View Full Version : Nintendo and the Reset Button
SoulBlazer
05-11-2004, 07:56 AM
Someone asked this question in another thead, and I gave what I thought was a good answer, but I don't really KNOW the answer to this. I've never talked to anyone who claimed to know or read or seen it anywhere. Maybe someone with know how as to how the NES worked can help?
Why was it needed to hold down the Reset button before turning Power off on the NES with the first generation of battery back up games?
My theory was due to the power current. If you just hit Power, it sent a surge of eletricity through the system, the same way that computers do when starting or shutting down, and when the NES starts up. With the early batteries, there was a danger of that surge damaging save data. But if you hit Reset first, there's no surge of power, and then while holding it in that 'reset' mode you could then cut the power off and be safe.
Later NES battery games were better protected, I guess, or better designed, so no problem with that. Sega did'nt have a problem with it with their battery games either, so it's really a weird problem. :hmm:
QBert
05-11-2004, 09:51 AM
As far as I ever knew or believed, thats true.
Qbert
autobotracing
05-11-2004, 10:42 AM
I was told by someone that holding the reset button charged the battery :roll:
sounds like bs to me ,but what do I know. LOL 8-)
tholly
05-11-2004, 03:09 PM
I was told by someone that holding the reset button charged the battery :roll:
sounds like bs to me ,but what do I know. LOL 8-)
yea, i would think that that reason is bs also.
robo3355
05-11-2004, 04:01 PM
well more than likely the rest button just causes a short on the board. much like homebrewn C=64 switches.

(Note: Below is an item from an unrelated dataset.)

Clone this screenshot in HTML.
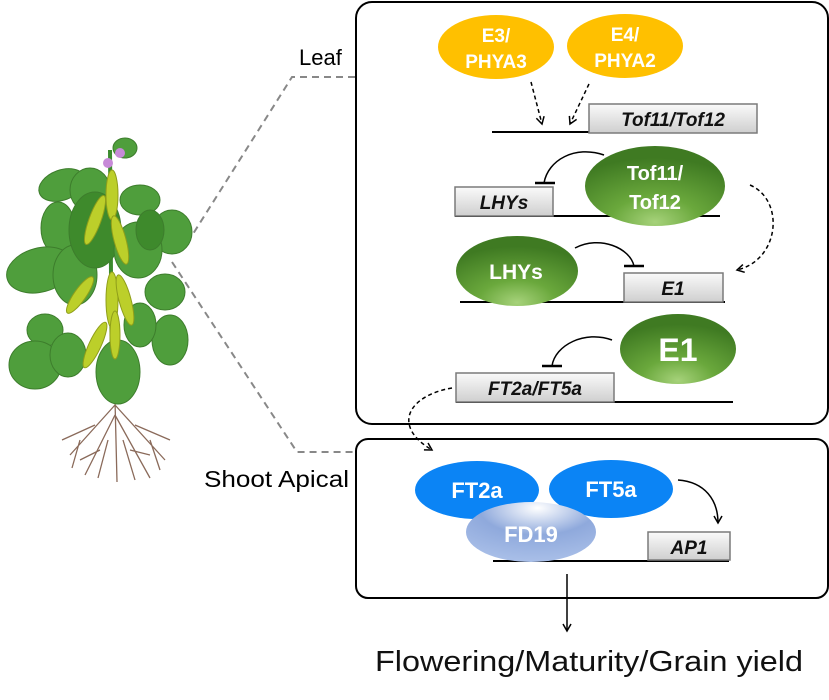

if you think about it, the surge theory makes sense seeing that the reset would short out the system, nothing would happen and the surge wouldn't go through.
sisko
05-11-2004, 04:31 PM
well more than likely the rest button just causes a short on the board. much like homebrewn C=64 switches.
if you think about it, the surge theory makes sense seeing that the reset would short out the system, nothing would happen and the surge wouldn't go through.
I'll buy that. It's by far the most logical explanation I have ever heard.
Aussie2B
05-11-2004, 04:36 PM
What I want to know is: Did anyone here actually lose any data from not holding the reset button? I forget to most of the time, yet I have NEVER lost data from that.
autobotracing
05-11-2004, 04:38 PM
What I want to know is: Did anyone here actually lose any data from not holding the reset button? I forget to most of the time, yet I have NEVER lost data from that.
I did but I was hit the power button on and off multiple times in a row. LOL
I used to always hold reset before shutting off when playing Zelda or Startropics but I still play them to this day and all I do is shut off the system. Not once I have ever had deleted games.
Algol
05-11-2004, 06:30 PM
What I want to know is: Did anyone here actually lose any data from not holding the reset button? I forget to most of the time, yet I have NEVER lost data from that.
I've lost data before. Once while playing The Legend of Zelda and once while playing what I think was Shadowgate.
tholly
05-11-2004, 07:32 PM
What I want to know is: Did anyone here actually lose any data from not holding the reset button? I forget to most of the time, yet I have NEVER lost data from that.
i have lost 1 or 2 zelda save games by just turning the system off without holding reset
rbudrick
05-11-2004, 07:43 PM
I believe the reset button causes a system interrupt that stops the surge of power (when powering on or off) from reaching the cart. The amount of power on start up or shutdown is very strong and abrubt. The power button releases a short surge that erases whatever is in RAM and potentially the SRAM of a cart too.
Since games are backed up by battery using SRAM, the smallest jolt would reset the sram (and the system RAM) or make it unreadable, causing the NES to erase it or write over it, or just not read it.
Corrections, anyone?
Does the cart version of LoZ in Japan do this (obviously the FDS version doesn't)? I know that the Famicom does not do any of that green screen bullshit, so does anyone know what the hardware difference is there?
-Rob
goatdan
05-11-2004, 07:53 PM
What I want to know is: Did anyone here actually lose any data from not holding the reset button? I forget to most of the time, yet I have NEVER lost data from that.
I did but I was hit the power button on and off multiple times in a row. LOL
Heh...
That's the only way that I've ever seen a game lose it's data. I did that with a rental game after it stopped working while playing it. Hit the reset button and didn't get it back and then couldn't. Turned it on and off fifteen times and then gave up...
Tried it the next day and it worked, but the game saves were gone.